Being a young man, and a foreign one at that, his experiences (and perhaps expectations) are different from Sandar’s. Coming from a country where over a quarter of young couples had formed relationships via dating apps, he says, “Myanmar women still seem very reluctant to meet up.”
“The biggest barrier for them seems to be their living situation. They’re either living with their parents or staying at places that have curfews.” Echoing Sandar’s comments, it seems that parents still play a central role in shaping young peoples’ attitudes towards courtship.
Edgar claims that around half of the female profiles on Myanmar’s Tinder are foreigners (mainly Thai and Filipina travelers), though most of his “dates” have been local women. He also noted that there were a considerable number of “ladyboys” from those two countries, though he wasn’t interested in meeting them.
Out of the women he did date, Edgar estimated that around 70 percent were Burmese, 20 percent Myanmar-born Chinese, and 10 percent Kachin.
“In the other countries I’ve visited it’s much easier to chat with women on Tinder and via WhatsApp or Viber, but harder to arrange dates. In Myanmar it seems the opposite—women are reluctant to message you at first, but when they do, they usually always want to meet up,” he said.

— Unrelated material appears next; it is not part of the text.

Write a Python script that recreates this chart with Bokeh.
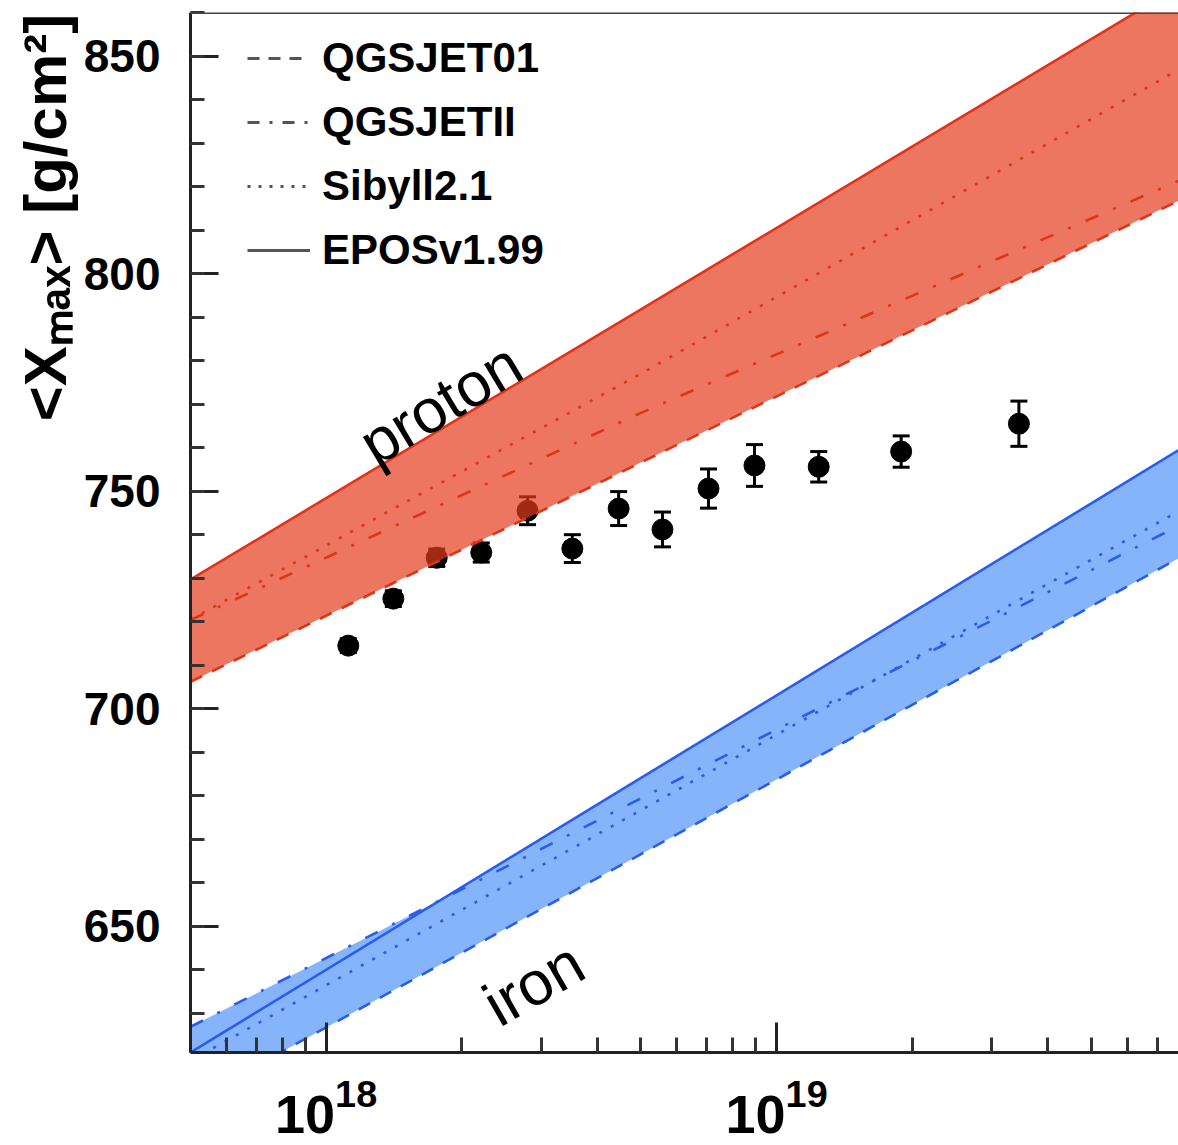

Other expat Tinder users also mentioned matching with women who offered home massage services (presumably a cover for prostitution) or sent links to their Instagram accounts.
Crossing the rubicon
Match Group, the American Internet company that owns sites like OKCupid and Match.com, estimates that Asia will comprise 25 percent of Tinder’s revenue by 2023—according to an article in the Bangkok Post. That’s certainly feasible, as online dating services in places like Thailand, the Philippines, and Hong Kong take off.
That number is unlikely to include a great deal of Myanmar users, despite the small number of new Tinder devotees like Sandar and her friends.
Taboos around dating and even meeting members of the opposite sex are still strong in Myanmar. The “hook-up” proposal Sandar was offered would be unthinkable in the real world but represents a new world of possibility (for better or worse) for some of Myanmar’s Tinder users.
For those who do use the service, it’s like crossing the Rubicon—with no guidelines or rules to navigate the journey.
Sandar eventually swiped left on poor Simon, citing his lack of an introduction as the deciding factor. She’ll never know if he was Mr. Right, though she eagerly awaits her next date—a foreigner who works in the media.